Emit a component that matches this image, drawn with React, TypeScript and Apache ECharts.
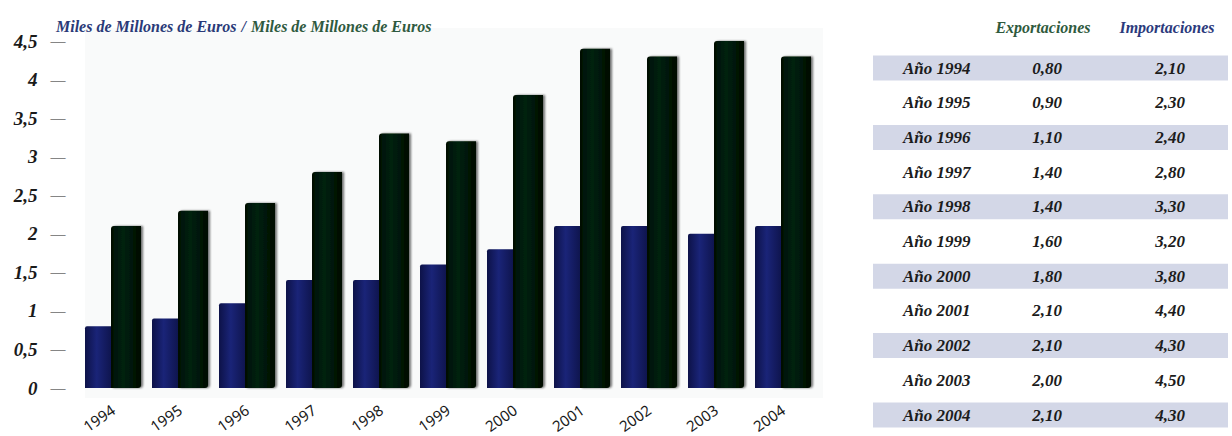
import React, { useEffect, useRef } from "react";
import * as echarts from "echarts";

const years = ["1994", "1995", "1996", "1997", "1998", "1999", "2000", "2001", "2002", "2003", "2004"];
const exportaciones = [0.8, 0.9, 1.1, 1.4, 1.4, 1.6, 1.8, 2.1, 2.1, 2.0, 2.1];
const importaciones = [2.1, 2.3, 2.4, 2.8, 3.3, 3.2, 3.8, 4.4, 4.3, 4.5, 4.3];
const yTicks = [0, 0.5, 1, 1.5, 2, 2.5, 3, 3.5, 4, 4.5];
const titleParts = ["Miles de Millones de Euros", "Miles de Millones de Euros"];
const tableHeaders = ["Exportaciones", "Importaciones"];
const rowPrefix = "Año";

const SERIF = "'Liberation Serif', 'Times New Roman', serif";

const fmt = (v: number) => v.toFixed(2).replace(".", ",");

const serifStyle = (size: number, fill: string, align: string) => ({
  fontStyle: "italic",
  fontWeight: "bold",
  fontSize: size,
  fontFamily: SERIF,
  fill,
  align,
  verticalAlign: "middle",
});

export default function App() {
  const ref = useRef<HTMLDivElement>(null);

  useEffect(() => {
    if (!ref.current) return;
    const chart = echarts.init(ref.current, null, { renderer: "svg" });

    const rowY0 = 68;
    const rowStep = 34.7;
    const graphics: any[] = [
      {
        type: "rect",
        silent: true,
        z: -10,
        shape: { x: 85, y: 28, width: 738, height: 370 },
        style: { fill: "#f9fafa" },
      },
      {
        type: "text",
        x: 1043,
        y: 27,
        style: { text: tableHeaders[0], ...serifStyle(16, "#2f5a3d", "center") },
      },
      {
        type: "text",
        x: 1167,
        y: 27,
        style: { text: tableHeaders[1], ...serifStyle(16, "#2b3a7c", "center") },
      },
    ];
    years.forEach((yr, i) => {
      const y = rowY0 + i * rowStep;
      if (i % 2 === 0) {
        graphics.push({
          type: "rect",
          silent: true,
          z: -5,
          shape: { x: 873, y: y - 12.5, width: 355, height: 25 },
          style: { fill: "#d3d7e7" },
        });
      }
      graphics.push(
        {
          type: "text",
          x: 903,
          y,
          style: { text: `${rowPrefix} ${yr}`, ...serifStyle(17, "#1c1c1c", "left") },
        },
        {
          type: "text",
          x: 1047,
          y,
          style: { text: fmt(exportaciones[i]), ...serifStyle(17, "#1c1c1c", "center") },
        },
        {
          type: "text",
          x: 1170,
          y,
          style: { text: fmt(importaciones[i]), ...serifStyle(17, "#1c1c1c", "center") },
        }
      );
    });

    const richSerif = (size: number, color: string) => ({
      fontStyle: "italic",
      fontWeight: "bold",
      fontSize: size,
      fontFamily: SERIF,
      color,
    });

    chart.setOption({
      animation: false,
      backgroundColor: "#ffffff",
      title: {
        left: 51,
        top: 12,
        text: `{a|${titleParts[0]}} {s|/} {b|${titleParts[1]}}`,
        textStyle: {
          rich: {
            a: richSerif(16, "#2a3a78"),
            s: richSerif(16, "#2a3a78"),
            b: richSerif(16, "#2f5a3f"),
          },
        },
      },
      grid: { left: 79.5, right: 415.5, top: 41, bottom: 48, containLabel: false },
      xAxis: {
        type: "category",
        data: years,
        axisLine: { show: false },
        axisTick: { show: false },
        axisLabel: {
          interval: 0,
          rotate: 35,
          margin: 20,
          fontFamily: "'Noto Sans', sans-serif",
          fontSize: 15,
          color: "#1a1a1a",
        },
      },
      yAxis: {
        type: "value",
        min: 0,
        max: yTicks[yTicks.length - 1],
        interval: 0.5,
        splitLine: { show: false },
        axisLine: { show: false },
        axisTick: { show: false },
        axisLabel: {
          margin: 14,
          formatter: (v: number) => `{v|${String(v).replace(".", ",")}}{d|—}`,
          rich: {
            v: richSerif(19, "#1a1a1a"),
            d: {
              fontStyle: "normal",
              fontWeight: "normal",
              fontSize: 15,
              fontFamily: SERIF,
              color: "#1a1a1a",
              padding: [0, 0, 0, 13],
            },
          },
        },
      },
      series: [
        {
          name: tableHeaders[0],
          type: "bar",
          data: exportaciones,
          barWidth: 26,
          barGap: "0%",
          itemStyle: {
            color: new echarts.graphic.LinearGradient(0, 0, 1, 0, [
              { offset: 0, color: "#0d1248" },
              { offset: 0.45, color: "#1a2478" },
              { offset: 1, color: "#0f154f" },
            ]),
            borderRadius: [2, 0, 0, 0],
          },
        },
        {
          name: tableHeaders[1],
          type: "bar",
          data: importaciones,
          barWidth: 30,
          barGap: "0%",
          itemStyle: {
            color: new echarts.graphic.LinearGradient(0, 0, 1, 0, [
              { offset: 0, color: "#020e05" },
              { offset: 0.4, color: "#06220b" },
              { offset: 1, color: "#010b03" },
            ]),
            borderRadius: [3, 0, 3, 0],
            shadowColor: "rgba(0,0,0,0.55)",
            shadowOffsetX: 2,
            shadowBlur: 2,
          },
        },
      ],
      graphic: { elements: graphics },
    });

    return () => chart.dispose();
  }, []);

  return (
    <div
      ref={ref}
      style={{ position: "absolute", left: 0, top: 0, width: 1232, height: 436 }}
    />
  );
}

────────────────────

PROBLEM TO WORK ON >>
Copy nothing but the lines from the first one in the listing through the line with "import * as", and omit the pictures.

ANSWER TO THIS TASK >>
Emit a component that matches this image, drawn with React, TypeScript and Apache ECharts.
import React, { useEffect, useRef } from "react";
import * as echarts from "echarts";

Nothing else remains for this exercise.